[RECORDS TO PROCESS]
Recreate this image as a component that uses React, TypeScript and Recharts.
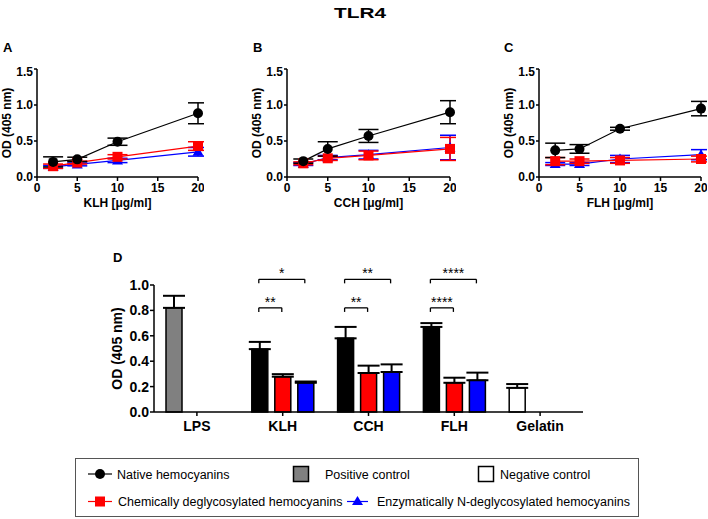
import React from 'react'
import { LineChart, Line, BarChart, Bar, XAxis, YAxis, ErrorBar, Cell, ReferenceLine } from 'recharts'

const FONT = "'Liberation Sans', Arial, Helvetica, sans-serif"

// dose-response panels (x = µg/ml)
const doses = [2, 5, 10, 20]

const klhNative = [0.21, 0.245, 0.49, 0.885]
const klhNativeSd = [0.07, 0.03, 0.05, 0.145]
const klhChem = [0.15, 0.2, 0.28, 0.43]
const klhChemSd = [0.03, 0.02, 0.03, 0.06]
const klhEnz = [0.14, 0.175, 0.23, 0.35]
const klhEnzSd = [0.02, 0.02, 0.03, 0.06]

const cchNative = [0.22, 0.39, 0.57, 0.9]
const cchNativeSd = [0.03, 0.1, 0.09, 0.16]
const cchChem = [0.19, 0.26, 0.3, 0.39]
const cchChemSd = [0.02, 0.03, 0.06, 0.16]
const cchEnz = [0.18, 0.27, 0.31, 0.41]
const cchEnzSd = [0.02, 0.03, 0.06, 0.17]

const flhNative = [0.37, 0.39, 0.67, 0.95]
const flhNativeSd = [0.1, 0.06, 0.02, 0.1]
const flhChem = [0.22, 0.22, 0.23, 0.25]
const flhChemSd = [0.05, 0.03, 0.04, 0.04]
const flhEnz = [0.18, 0.18, 0.25, 0.31]
const flhEnzSd = [0.02, 0.02, 0.05, 0.07]

const doseTicks = [0, 5, 10, 15, 20]
const odTicks = [0, 0.5, 1, 1.5]

// panel D
const barCats = ['LPS', 'KLH', 'CCH', 'FLH', 'Gelatin']
const barFirst = [0.82, 0.495, 0.58, 0.67, 0.19] // LPS / Gelatin are the controls
const barFirstSd = [0.095, 0.057, 0.09, 0.03, 0.03]
const barChem = [null, 0.278, 0.307, 0.23, null]
const barChemSd = [null, 0.02, 0.058, 0.04, null]
const barEnz = [null, 0.23, 0.315, 0.25, null]
const barEnzSd = [null, 0.01, 0.06, 0.06, null]
const barTicks = [0, 0.2, 0.4, 0.6, 0.8, 1.0]

const sigCat = [1, 1, 2, 2, 3, 3] // index into barCats
const sigTo = [2, 1, 2, 1, 2, 1] // compared bar slot (1 = chem, 2 = enz)
const sigY = [1.045, 0.82, 1.045, 0.82, 1.045, 0.82]
const sigText = ['*', '**', '**', '**', '****', '****']

const firstFill = ['#808080', '#000000', '#000000', '#000000', '#ffffff']

// bar slot centres inside a category band (barSize 16, gap 7, band ~85.8px)
const slotX = (cat: number, slot: number) => cat + (19 + 23 * slot) / 85.8

const tickStyle = { fontSize: 12, fontWeight: 'bold', fill: '#000', fontFamily: FONT }

const yTitle = (text: string, dx: number, size: number) => (props: any) => {
  const vb = props.viewBox
  const x = vb.x + dx
  const y = vb.y + vb.height / 2
  return (
    <text x={x} y={y} transform={`rotate(-90, ${x}, ${y})`} textAnchor="middle" dominantBaseline="central"
      fontSize={size} fontWeight="bold" fill="#000" fontFamily={FONT}>{text}</text>
  )
}

const xTitle = (text: string) => (props: any) => {
  const vb = props.viewBox
  return (
    <text x={vb.x + vb.width / 2} y={vb.y + 30} textAnchor="middle" fontSize={12} fontWeight="bold"
      fill="#000" fontFamily={FONT}>{text}</text>
  )
}

const circleDot = (p: any) => <circle key={`c${p.index}`} cx={p.cx} cy={p.cy} r={5} fill="#000" />
const squareDot = (p: any) => <rect key={`s${p.index}`} x={p.cx - 5} y={p.cy - 5} width={10} height={10} fill="#ff0000" />
const triDot = (p: any) => (
  <polygon key={`t${p.index}`} points={`${p.cx},${p.cy - 5.5} ${p.cx + 5.5},${p.cy + 4} ${p.cx - 5.5},${p.cy + 4}`} fill="#0000ff" />
)

type PanelProps = {
  left: number
  width: number
  label: string
  native: number[]; nativeSd: number[]
  chem: number[]; chemSd: number[]
  enz: number[]; enzSd: number[]
}

function DosePanel(p: PanelProps) {
  const rows = doses.map((d, i) => ({
    dose: d,
    native: p.native[i], nativeSd: p.nativeSd[i],
    chem: p.chem[i], chemSd: p.chemSd[i],
    enz: p.enz[i], enzSd: p.enzSd[i],
  }))
  return (
    <div style={{ position: 'absolute', left: p.left, top: 64 }}>
      <LineChart width={p.width} height={149} data={rows} margin={{ top: 5, right: 6, left: 0, bottom: 0 }}>
        <XAxis dataKey="dose" type="number" domain={[0, 20]} ticks={doseTicks} height={36}
          stroke="#000" strokeWidth={1.5} tickSize={4} tickMargin={2} tick={tickStyle}
          label={{ content: xTitle(p.label) }} />
        <YAxis domain={[0, 1.5]} ticks={odTicks} width={37} tickFormatter={(v: number) => v.toFixed(1)}
          stroke="#000" strokeWidth={1.5} tickSize={3} tickMargin={1} tick={tickStyle}
          label={{ content: yTitle('OD (405 nm)', 7, 12) }} />
        <Line dataKey="enz" stroke="#0000ff" strokeWidth={1.2} dot={triDot} isAnimationActive={false}>
          <ErrorBar dataKey="enzSd" direction="y" width={10} stroke="#0000ff" strokeWidth={1.5} isAnimationActive={false} />
        </Line>
        <Line dataKey="chem" stroke="#ff0000" strokeWidth={1.2} dot={squareDot} isAnimationActive={false}>
          <ErrorBar dataKey="chemSd" direction="y" width={10} stroke="#ff0000" strokeWidth={1.5} isAnimationActive={false} />
        </Line>
        <Line dataKey="native" stroke="#000" strokeWidth={1.2} dot={circleDot} isAnimationActive={false}>
          <ErrorBar dataKey="nativeSd" direction="y" width={10} stroke="#000" strokeWidth={1.5} isAnimationActive={false} />
        </Line>
      </LineChart>
    </div>
  )
}

function BarPanel() {
  const rows = barCats.map((c, i) => ({
    cat: c,
    pos: i + 0.5,
    first: barFirst[i], firstErr: [0, barFirstSd[i]],
    chem: barChem[i], chemErr: barChemSd[i] == null ? null : [0, barChemSd[i]],
    enz: barEnz[i], enzErr: barEnzSd[i] == null ? null : [0, barEnzSd[i]],
  }))
  const tick = 0.032
  return (
    <div style={{ position: 'absolute', left: 100, top: 250 }}>
      <BarChart width={488} height={197} data={rows} margin={{ top: 35, right: 5, left: 0, bottom: 0 }}
        barSize={16} barGap={7}>
        <XAxis dataKey="cat" height={35} stroke="#000" strokeWidth={1.5} tickSize={4} tickMargin={5}
          tick={{ ...tickStyle, fontSize: 14 }} />
        <XAxis xAxisId="n" dataKey="pos" type="number" domain={[0, 5]} allowDataOverflow hide />
        <YAxis domain={[0, 1]} ticks={barTicks} width={54} tickFormatter={(v: number) => v.toFixed(1)}
          stroke="#000" strokeWidth={1.5} tickSize={4} tickMargin={1} tick={{ ...tickStyle, fontSize: 14 }}
          label={{ content: yTitle('OD (405 nm)', 17, 14) }} />
        <Bar dataKey="first" stroke="#000" strokeWidth={1.5} isAnimationActive={false}>
          {rows.map((r, i) => <Cell key={r.cat} fill={firstFill[i]} />)}
          <ErrorBar dataKey="firstErr" direction="y" width={11} stroke="#000" strokeWidth={2} isAnimationActive={false} />
        </Bar>
        <Bar dataKey="chem" fill="#ff0000" stroke="#000" strokeWidth={1.5} isAnimationActive={false}>
          <ErrorBar dataKey="chemErr" direction="y" width={11} stroke="#000" strokeWidth={2} isAnimationActive={false} />
        </Bar>
        <Bar dataKey="enz" fill="#0000ff" stroke="#000" strokeWidth={1.5} isAnimationActive={false}>
          <ErrorBar dataKey="enzErr" direction="y" width={11} stroke="#000" strokeWidth={2} isAnimationActive={false} />
        </Bar>
        {sigCat.map((c, i) => {
          const x1 = slotX(c, 0)
          const x2 = slotX(c, sigTo[i])
          const y = sigY[i]
          return [
            <ReferenceLine key={`h${i}`} xAxisId="n" ifOverflow="visible" stroke="#000" strokeWidth={1.3}
              segment={[{ x: x1, y }, { x: x2, y }]}
              label={{ value: sigText[i], position: 'top', offset: 1, fontSize: 14, fill: '#000', fontFamily: FONT }} />,
            <ReferenceLine key={`l${i}`} xAxisId="n" ifOverflow="visible" stroke="#000" strokeWidth={1.3}
              segment={[{ x: x1, y }, { x: x1, y: y - tick }]} />,
            <ReferenceLine key={`r${i}`} xAxisId="n" ifOverflow="visible" stroke="#000" strokeWidth={1.3}
              segment={[{ x: x2, y }, { x: x2, y: y - tick }]} />,
          ]
        })}
      </BarChart>
    </div>
  )
}

export default function App() {
  const legendText = { fontSize: 12.5, fill: '#000', fontFamily: FONT }
  return (
    <div style={{ position: 'absolute', left: 0, top: 0, width: 708, height: 519, background: '#fff', fontFamily: FONT }}>
      <DosePanel left={0} width={204} label="KLH [μg/ml]"
        native={klhNative} nativeSd={klhNativeSd} chem={klhChem} chemSd={klhChemSd} enz={klhEnz} enzSd={klhEnzSd} />
      <DosePanel left={250} width={206} label="CCH [μg/ml]"
        native={cchNative} nativeSd={cchNativeSd} chem={cchChem} chemSd={cchChemSd} enz={cchEnz} enzSd={cchEnzSd} />
      <DosePanel left={502} width={205} label="FLH [μg/ml]"
        native={flhNative} nativeSd={flhNativeSd} chem={flhChem} chemSd={flhChemSd} enz={flhEnz} enzSd={flhEnzSd} />
      <BarPanel />

      <svg width={708} height={519} style={{ position: 'absolute', left: 0, top: 0, pointerEvents: 'none' }}>
        <text x={334} y={17.5} fontSize={15} fontWeight="bold" textLength={52} lengthAdjust="spacingAndGlyphs" fontFamily={FONT}>TLR4</text>
        <text x={3} y={52} fontSize={13} fontWeight="bold" fontFamily={FONT}>A</text>
        <text x={253} y={52} fontSize={13} fontWeight="bold" fontFamily={FONT}>B</text>
        <text x={504} y={52} fontSize={13} fontWeight="bold" fontFamily={FONT}>C</text>
        <text x={113} y={262} fontSize={13} fontWeight="bold" fontFamily={FONT}>D</text>

        {/* legend */}
        <rect x={75.5} y={458.5} width={563} height={58} fill="#fff" stroke="#555" strokeWidth={1} />
        <line x1={88} x2={112} y1={474} y2={474} stroke="#000" strokeWidth={1.2} />
        <circle cx={100} cy={474} r={5} fill="#000" />
        <text x={117} y={478.5} {...legendText}>Native hemocyanins</text>
        <rect x={293.5} y={466.5} width={15} height={15} fill="#808080" stroke="#000" strokeWidth={1.5} />
        <text x={325} y={478.5} {...legendText}>Positive control</text>
        <rect x={478.5} y={466.5} width={15} height={15} fill="#fff" stroke="#000" strokeWidth={1.5} />
        <text x={500} y={478.5} {...legendText}>Negative control</text>

        <line x1={88} x2={112} y1={501.5} y2={501.5} stroke="#ff0000" strokeWidth={1.2} />
        <rect x={95} y={496.5} width={10} height={10} fill="#ff0000" />
        <text x={118} y={506} {...legendText}>Chemically deglycosylated hemocyanins</text>
        <line x1={347} x2={368} y1={501.5} y2={501.5} stroke="#0000ff" strokeWidth={1.2} />
        <polygon points="357.5,496 363,505 352,505" fill="#0000ff" />
        <text x={377} y={506} {...legendText}>Enzymatically N-deglycosylated hemocyanins</text>
      </svg>
    </div>
  )
}
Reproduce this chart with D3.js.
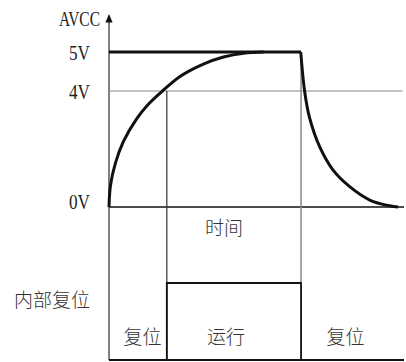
<!DOCTYPE html>
<html>
<head>
<meta charset="utf-8">
<script src="https://cdn.jsdelivr.net/npm/d3@7"></script>
<style>
  body { margin: 0; background: #fff; }
</style>
</head>
<body>
<div id="chart"></div>
<script>
// voltage levels marked on the y axis
const levelLabels = ["5V", "4V", "0V"];
const levelValues = [5, 4, 0];

// AVCC rising after power on (time units, volts)
const riseT = [0, 0.05, 0.22, 0.49, 0.93, 1.31, 1.81, 2.42, 3.2, 3.88, 4.56, 5.24];
const riseV = [0, 0.74, 1.52, 2.26, 3.03, 3.52, 4.0, 4.38, 4.69, 4.87, 4.97, 5];

// AVCC falling after power off
const fallT = [6.5, 6.63, 6.8, 7.14, 7.59, 8.16, 8.84, 9.52, 9.8];
const fallV = [5, 4.0, 3.07, 2.08, 1.28, 0.7, 0.24, 0.04, 0];

// internal reset signal
const phaseNames = ["复位", "运行", "复位"];
const phaseEdges = [0, 1.96, 6.51, 10];
const phaseLevel = [0, 1, 0];

const width = 406, height = 362;
const svg = d3.select("#chart")
              .append("svg")
              .attr("width", width)
              .attr("height", height);

const x = d3.scaleLinear().domain([0, 10]).range([109, 404]);
// drawing is schematic: 4V sits higher than a linear scale would put it
const y = d3.scaleLinear().domain([0, 4, 5]).range([207, 91, 52]);
const logic = d3.scaleLinear().domain([0, 1]).range([360, 283]);

const t1 = phaseEdges[1], t2 = phaseEdges[2];
const serif = "'Liberation Serif', 'DejaVu Serif', serif";
const cjk = "'Noto Sans CJK SC', sans-serif";

// y axis with arrow
svg.append("line")
   .attr("x1", x(0)).attr("x2", x(0))
   .attr("y1", logic(0)).attr("y2", 20)
   .attr("stroke", "#808080").attr("stroke-width", 2);
svg.append("path")
   .attr("d", `M${x(0)},14L${x(0) - 3.6},22.5L${x(0) + 3.6},22.5Z`)
   .attr("fill", "#111");

// 4V threshold
svg.append("line")
   .attr("x1", x(0)).attr("x2", x(9.95))
   .attr("y1", y(4)).attr("y2", y(4))
   .attr("stroke", "#8a8a8a").attr("stroke-width", 1.2);

// 0V baseline
svg.append("line")
   .attr("x1", x(0)).attr("x2", x(10))
   .attr("y1", y(0)).attr("y2", y(0))
   .attr("stroke", "#111").attr("stroke-width", 1.5);

// vertical markers
svg.append("line")
   .attr("x1", x(t1)).attr("x2", x(t1))
   .attr("y1", y(4)).attr("y2", logic(0))
   .attr("stroke", "#333").attr("stroke-width", 1.2);
svg.append("line")
   .attr("x1", x(t2)).attr("x2", x(t2))
   .attr("y1", y(5)).attr("y2", logic(1))
   .attr("stroke", "#888").attr("stroke-width", 1.5);

// 5V plateau
svg.append("line")
   .attr("x1", x(0)).attr("x2", x(t2))
   .attr("y1", y(5)).attr("y2", y(5))
   .attr("stroke", "#111").attr("stroke-width", 3);

const vline = d3.line()
                .x(d => x(d[0]))
                .y(d => y(d[1]))
                .curve(d3.curveCatmullRom.alpha(0.5));
svg.append("path")
   .attr("d", vline(d3.zip(riseT, riseV)))
   .attr("fill", "none").attr("stroke", "#111").attr("stroke-width", 3);
svg.append("path")
   .attr("d", vline(d3.zip(fallT, fallV)))
   .attr("fill", "none").attr("stroke", "#111").attr("stroke-width", 3);

// reset signal
const steps = [];
phaseLevel.forEach((lv, i) => {
    steps.push([phaseEdges[i], lv]);
    steps.push([phaseEdges[i + 1], lv]);
});
svg.append("path")
   .attr("d", d3.line().x(d => x(d[0])).y(d => logic(d[1]))(steps))
   .attr("fill", "none").attr("stroke", "#111").attr("stroke-width", 1.8);
svg.append("line")
   .attr("x1", x(0)).attr("x2", x(10))
   .attr("y1", logic(0)).attr("y2", logic(0))
   .attr("stroke", "#111").attr("stroke-width", 2);

// labels
svg.append("text")
   .attr("x", 59).attr("y", 26)
   .attr("textLength", 41).attr("lengthAdjust", "spacingAndGlyphs")
   .style("font-family", serif).style("font-size", "22px")
   .attr("fill", "#222")
   .text("AVCC");

svg.selectAll(".lvl")
   .data(levelValues)
   .enter()
   .append("text")
   .attr("class", "lvl")
   .attr("x", 69)
   .attr("y", d => y(d) + (d === 0 ? 2 : 8))
   .attr("textLength", 21).attr("lengthAdjust", "spacingAndGlyphs")
   .style("font-family", serif).style("font-size", "22px")
   .attr("fill", "#222")
   .text((d, i) => levelLabels[i]);

const cjkText = (s, cx, cy) => svg.append("text")
   .attr("x", cx).attr("y", cy)
   .attr("text-anchor", "middle").attr("dominant-baseline", "central")
   .style("font-family", cjk).style("font-size", "19px").style("font-weight", 300)
   .attr("fill", "#333")
   .text(s);

cjkText("时间", 224, 226);
cjkText("内部复位", 52, 298.5);

const phaseShift = [4.5, -8, -7];
phaseNames.forEach((d, i) => {
    cjkText(d, (x(phaseEdges[i]) + x(phaseEdges[i + 1])) / 2 + phaseShift[i], 335.5);
});
</script>
</body>
</html>
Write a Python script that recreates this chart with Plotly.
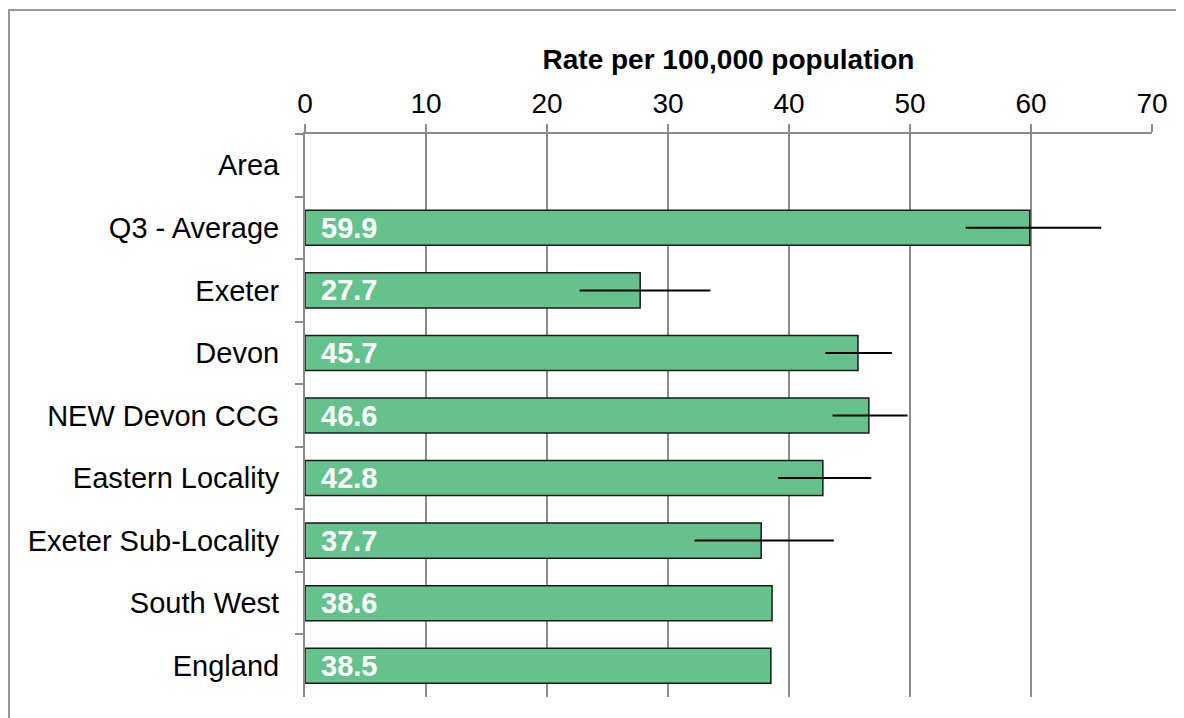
import plotly.graph_objects as go

# areas, top to bottom
areas = ["Area", "Q3 - Average", "Exeter", "Devon", "NEW Devon CCG",
         "Eastern Locality", "Exeter Sub-Locality", "South West", "England"]
rates = [None, 59.9, 27.7, 45.7, 46.6, 42.8, 37.7, 38.6, 38.5]
lower_ci = [None, 54.6, 22.7, 43.0, 43.6, 39.1, 32.2, None, None]
upper_ci = [None, 65.8, 33.5, 48.5, 49.8, 46.8, 43.7, None, None]

err_plus = [(u - r) if u is not None else 0 for u, r in zip(upper_ci, rates)]
err_minus = [(r - l) if l is not None else 0 for l, r in zip(lower_ci, rates)]

FONT = "Liberation Sans, Arial, sans-serif"
GRID = "#8c8c8c"

fig = go.Figure()
fig.add_trace(go.Bar(
    y=areas, x=rates, orientation="h", width=0.56,
    marker=dict(color="#66c28d", line=dict(color="#1a1a1a", width=1.5)),
    error_x=dict(type="data", symmetric=False, array=err_plus,
                 arrayminus=err_minus, color="black", thickness=2, width=0),
    hoverinfo="x+y",
))

# white value labels at the base of each bar
for a, r in zip(areas, rates):
    if r is None:
        continue
    fig.add_annotation(x=0, y=a, text=f"<b>{r:.1f}</b>", showarrow=False,
                       xanchor="left", xshift=14,
                       font=dict(color="white", size=29, family=FONT))

fig.update_xaxes(
    side="top", range=[0, 70], dtick=10, showgrid=True, gridcolor=GRID,
    gridwidth=2, showline=True, linecolor=GRID, linewidth=2,
    ticks="outside", ticklen=8, tickwidth=2, tickcolor=GRID, zeroline=False,
    tickfont=dict(size=28, color="black", family=FONT),
    title=dict(text="<b>Rate per 100,000 population</b>", standoff=10,
               font=dict(size=28, color="black", family=FONT)),
)
fig.update_yaxes(
    autorange="reversed", showline=True, linecolor=GRID, linewidth=2,
    ticks="outside", ticklen=8, tickwidth=2, tickcolor=GRID,
    tickson="boundaries", showgrid=False, ticklabelstandoff=18,
    tickfont=dict(size=29, color="black", family=FONT),
)

# outer chart frame, partly off the page like the original crop
fig.add_shape(type="rect", xref="paper", yref="paper",
              x0=-0.3495, x1=1.2, y0=-0.2, y1=1.2202,
              line=dict(color="#999999", width=2), layer="below")

fig.update_layout(
    width=1184, height=718,
    margin=dict(l=297, r=40, t=126, b=29),
    paper_bgcolor="white", plot_bgcolor="white",
    showlegend=False, bargap=0.44,
    font=dict(family=FONT, color="black"),
)

fig.write_html("out.html")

[WHAT IS BEING ASKED] From the opening line of the entries above to the line containing "fontWeight: 'bold', fill: '#000', fontFamily: FONT", please transcribe each line exactly, skipping every picture.

[COMPLETED TASK]
Recreate this image as a component that uses React, TypeScript and Recharts.
import React from 'react'
import { LineChart, Line, BarChart, Bar, XAxis, YAxis, ErrorBar, Cell, ReferenceLine } from 'recharts'

const FONT = "'Liberation Sans', Arial, Helvetica, sans-serif"

// dose-response panels (x = µg/ml)
const doses = [2, 5, 10, 20]

const klhNative = [0.21, 0.245, 0.49, 0.885]
const klhNativeSd = [0.07, 0.03, 0.05, 0.145]
const klhChem = [0.15, 0.2, 0.28, 0.43]
const klhChemSd = [0.03, 0.02, 0.03, 0.06]
const klhEnz = [0.14, 0.175, 0.23, 0.35]
const klhEnzSd = [0.02, 0.02, 0.03, 0.06]

const cchNative = [0.22, 0.39, 0.57, 0.9]
const cchNativeSd = [0.03, 0.1, 0.09, 0.16]
const cchChem = [0.19, 0.26, 0.3, 0.39]
const cchChemSd = [0.02, 0.03, 0.06, 0.16]
const cchEnz = [0.18, 0.27, 0.31, 0.41]
const cchEnzSd = [0.02, 0.03, 0.06, 0.17]

const flhNative = [0.37, 0.39, 0.67, 0.95]
const flhNativeSd = [0.1, 0.06, 0.02, 0.1]
const flhChem = [0.22, 0.22, 0.23, 0.25]
const flhChemSd = [0.05, 0.03, 0.04, 0.04]
const flhEnz = [0.18, 0.18, 0.25, 0.31]
const flhEnzSd = [0.02, 0.02, 0.05, 0.07]

const doseTicks = [0, 5, 10, 15, 20]
const odTicks = [0, 0.5, 1, 1.5]

// panel D
const barCats = ['LPS', 'KLH', 'CCH', 'FLH', 'Gelatin']
const barFirst = [0.82, 0.495, 0.58, 0.67, 0.19] // LPS / Gelatin are the controls
const barFirstSd = [0.095, 0.057, 0.09, 0.03, 0.03]
const barChem = [null, 0.278, 0.307, 0.23, null]
const barChemSd = [null, 0.02, 0.058, 0.04, null]
const barEnz = [null, 0.23, 0.315, 0.25, null]
const barEnzSd = [null, 0.01, 0.06, 0.06, null]
const barTicks = [0, 0.2, 0.4, 0.6, 0.8, 1.0]

const sigCat = [1, 1, 2, 2, 3, 3] // index into barCats
const sigTo = [2, 1, 2, 1, 2, 1] // compared bar slot (1 = chem, 2 = enz)
const sigY = [1.045, 0.82, 1.045, 0.82, 1.045, 0.82]
const sigText = ['*', '**', '**', '**', '****', '****']

const firstFill = ['#808080', '#000000', '#000000', '#000000', '#ffffff']

// bar slot centres inside a category band (barSize 16, gap 7, band ~85.8px)
const slotX = (cat: number, slot: number) => cat + (19 + 23 * slot) / 85.8

const tickStyle = { fontSize: 12, fontWeight: 'bold', fill: '#000', fontFamily: FONT }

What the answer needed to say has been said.